Coronavirus Fears, But A V-Shape Recovery Still Possible

The stock market now fears a resurgence of the coronavirus will interfere with the re-opening of the economy.  As a result, evidence of a strong economic bounce-back could provide only a fleeting boost to the market on concern the strength will not persist.  Reports of renewed downturns in the infection rates in the few states that recently had an upturn could be more important positives for the market than strong economic data.

Alternatively, the market may become comfortable that the increase in infections arising from renewed business activity will not stop the re-openings. With medical treatment of the virus improving, including reducing deadly virus-induced inflammation, this shift in market view cannot be ruled out.

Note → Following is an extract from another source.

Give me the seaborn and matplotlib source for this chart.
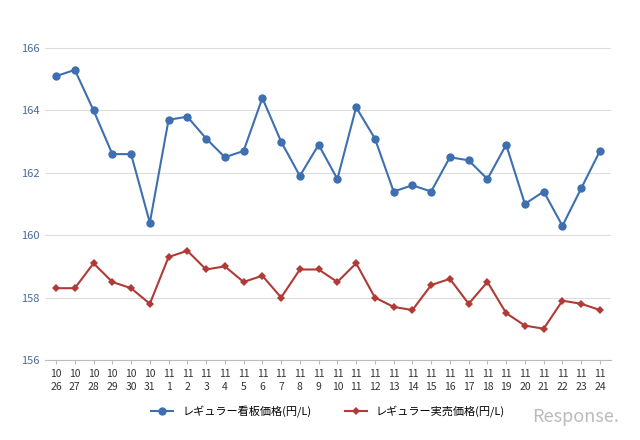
import matplotlib
matplotlib.use("Agg")
import matplotlib.pyplot as plt
import seaborn as sns
import pandas as pd

months = ["10"]*6 + ["11"]*24
days = ["26","27","28","29","30","31"] + [str(i) for i in range(1,25)]
signboard = [165.1,165.3,164.0,162.6,162.6,160.4,163.7,163.8,163.1,162.5,162.7,164.4,163.0,161.9,162.9,
             161.8,164.1,163.1,161.4,161.6,161.4,162.5,162.4,161.8,162.9,161.0,161.4,160.3,161.5,162.7]
actual = [158.3,158.3,159.1,158.5,158.3,157.8,159.3,159.5,158.9,159.0,158.5,158.7,158.0,158.9,158.9,
          158.5,159.1,158.0,157.7,157.6,158.4,158.6,157.8,158.5,157.5,157.1,157.0,157.9,157.8,157.6]
s1 = "レギュラー看板価格(円/L)"
s2 = "レギュラー実売価格(円/L)"

plt.rcParams["font.family"] = "Noto Sans CJK JP"
idx = list(range(len(days)))
df = pd.DataFrame({"x": idx*2, "v": signboard+actual, "s": [s1]*len(idx)+[s2]*len(idx)})

fig = plt.figure(figsize=(6.4,4.4), dpi=100)
ax = fig.add_axes([0.07, 0.182, 0.885, 0.73])
pal = {s1:"#3e6fb0", s2:"#b03a36"}
sns.lineplot(data=df, x="x", y="v", hue="s", style="s", markers={s1:"o", s2:"D"}, dashes=False,
             palette=pal, ax=ax, markersize=6, linewidth=1.5, markeredgewidth=0)
for l in ax.lines:
    if l.get_marker()=="D": l.set_markersize(4.5)
ax.set_ylim(156,166.3)
ax.set_yticks([156,158,160,162,164,166])
ax.set_xlim(-0.6, len(idx)-0.4)
ax.set_xticks(idx)
ax.set_xticklabels([f"{m}\n{d}" for m,d in zip(months,days)], fontsize=7.5, color="#333333", linespacing=1.4)
ax.tick_params(axis="y", labelsize=8, colors="#4a6a9a", length=0)
ax.tick_params(axis="x", length=3, color="#bbbbbb")
ax.grid(axis="y", color="#dddddd", linewidth=0.8)
ax.set_axisbelow(True)
for sp in ["top","right","left"]: ax.spines[sp].set_visible(False)
ax.spines["bottom"].set_color("#bbbbbb")
ax.set_xlabel(""); ax.set_ylabel("")
h, lab = ax.get_legend_handles_labels()
ax.legend(h, lab, loc="upper center", bbox_to_anchor=(0.5,-0.11), ncol=2, frameon=False, fontsize=8,
          columnspacing=3, handlelength=2)
fig.text(0.9, 0.04, "Response.", fontsize=13, color="#bbbbbb", style="italic", ha="center")
fig.savefig("out.png")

Although coronavirus cases are rising in some states and the Unemployment Claims remain stubbornly high, there are hints of a V-shaped economic recovery.  The surge in May Retail Sales shows the consumer is leading the way.  Manufacturing is coming back, with motor vehicle plants back to full operations.  And early indicators of the housing sector show strong demand re-surfacing.

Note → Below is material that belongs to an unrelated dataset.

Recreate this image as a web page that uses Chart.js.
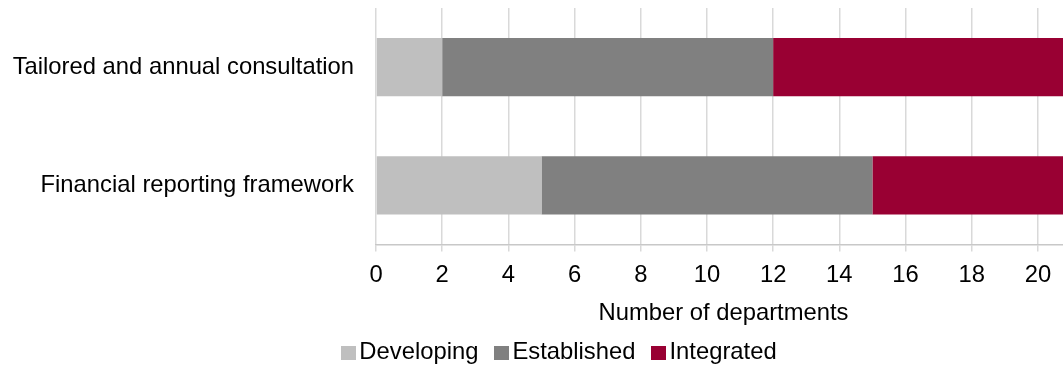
<!DOCTYPE html>
<html>
<head>
<meta charset="utf-8">
<script src="https://cdn.jsdelivr.net/npm/chart.js@4.4.1/dist/chart.umd.min.js"></script>
<style>
  html, body { margin: 0; padding: 0; overflow: hidden; background: #fff; }
  #wrap { position: relative; width: 1118px; height: 365px; }
  #legend {
    position: absolute; left: 0; top: 337px; width: 1118px;
    text-align: center; font-family: "Liberation Sans", Arial, sans-serif;
    font-size: 23.8px; color: #000; white-space: nowrap;
  }
  #legend span.item { display: inline-block; margin: 0 8px; }
  #legend span.box { display: inline-block; width: 15px; height: 14px; margin-right: 3px; vertical-align: -1px; }
</style>
</head>
<body>
<div id="wrap">
  <canvas id="chart"></canvas>
  <div id="legend"></div>
</div>
<script>
const categories = ['Tailored and annual consultation', 'Financial reporting framework'];
const developing = [2, 5];
const established = [10, 10];
const integrated = [9, 6];
const seriesNames = ['Developing', 'Established', 'Integrated'];
const seriesColors = ['#BFBFBF', '#808080', '#990033'];
const xTicks = [0, 2, 4, 6, 8, 10, 12, 14, 16, 18, 20];
const axisTitle = 'Number of departments';

const FONT = "'Liberation Sans', Arial, sans-serif";
const SIZE = 23.8;

const chart = new Chart(document.getElementById('chart'), {
  type: 'bar',
  data: {
    labels: categories,
    datasets: [developing, established, integrated].map((vals, i) => ({
      label: seriesNames[i],
      data: vals,
      backgroundColor: seriesColors[i],
      borderWidth: 0,
      categoryPercentage: 1,
      barPercentage: 0.493
    }))
  },
  options: {
    indexAxis: 'y',
    responsive: true,
    maintainAspectRatio: false,
    animation: false,
    layout: { padding: { left: 0, right: 47, top: 8, bottom: 37.5 } },
    plugins: { legend: { display: false }, tooltip: { enabled: false } },
    scales: {
      x: {
        stacked: true,
        min: 0,
        max: 21,
        afterBuildTicks: (s) => { s.ticks = xTicks.map(v => ({ value: v })); },
        ticks: { color: '#000', font: { family: FONT, size: SIZE }, padding: 9.5 },
        grid: { color: '#D9D9D9', lineWidth: 1.5, tickLength: 7 },
        border: { color: '#C8C8C8', width: 1.5 },
        title: { display: true, text: axisTitle, color: '#000', font: { family: FONT, size: SIZE }, padding: { top: 0, bottom: 0 } }
      },
      y: {
        stacked: true,
        afterFit: (s) => { s.width = 376; s.paddingTop = 0; s.paddingBottom = 0; },
        ticks: { color: '#000', font: { family: FONT, size: SIZE }, padding: 22 },
        grid: { display: false, drawTicks: false },
        border: { display: false }
      }
    }
  }
});

// legend built from the chart's datasets
const legend = document.getElementById('legend');
chart.data.datasets.forEach(ds => {
  const item = document.createElement('span');
  item.className = 'item';
  const box = document.createElement('span');
  box.className = 'box';
  box.style.background = ds.backgroundColor;
  item.appendChild(box);
  item.appendChild(document.createTextNode(ds.label));
  legend.appendChild(item);
});
</script>
</body>
</html>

A manufacturing comeback was seen in last week's release of the Philadelphia Fed Mfg Survey.  It rebounded into positive territory in June, with the Index climbing to +26.3 after three sharply negative months.  New Orders and Shipments turned positive, while Employment was less negative than in May.  Another Phil Fed release, the ADS Index -- a measure of many high-frequency indicators -- has moved to all-time highs.  It indicates that economic growth is now well above trend.

Restaurant reservations have continued to improve, as well.  The Open Table Index is about 40% pts higher than the March low point.  But, restaurant capacity utilization is only about 60% of last year's level, showing the impact of social distancing.  Eating-out should climb further in the next few weeks as New York City implements its phase 2 re-opening that permits outside dining.

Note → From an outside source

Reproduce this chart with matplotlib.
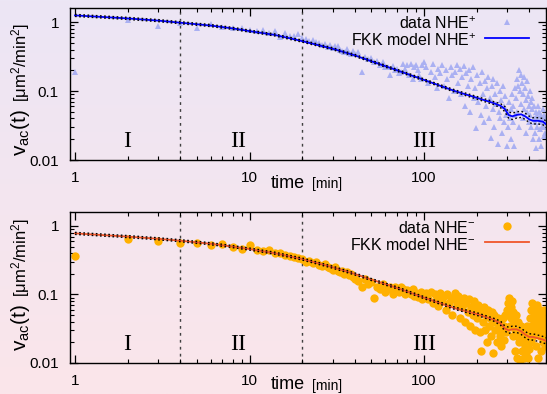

This week's US economic data should continue to build a case for a V-shaped recovery.  Consensus expects an increase in the Markit US Mfg PMI to 44.0 in June from 39.8 in May.  But, the Mfg ISM risks printing above 50, based on the jump in the Phil Fed Mfg Index.  Consensus looks for a drop in Initial Claims to 1.275 Mn from 1.508 Mn in the prior week. A similar forecast missed last week, but with a growing number of areas reopening, there may be a better chance this week.  May Durable Goods Orders are expected to reverse part of April's plunge.  The risk is the rebound will exceed the consensus estimates of +10.3% m/m Total and +2.8% Ex Transportation.  May Consumer Spending is seen bouncing a large 9.0% m/m after -13.6% in April, reflecting the surge in Retail Sales.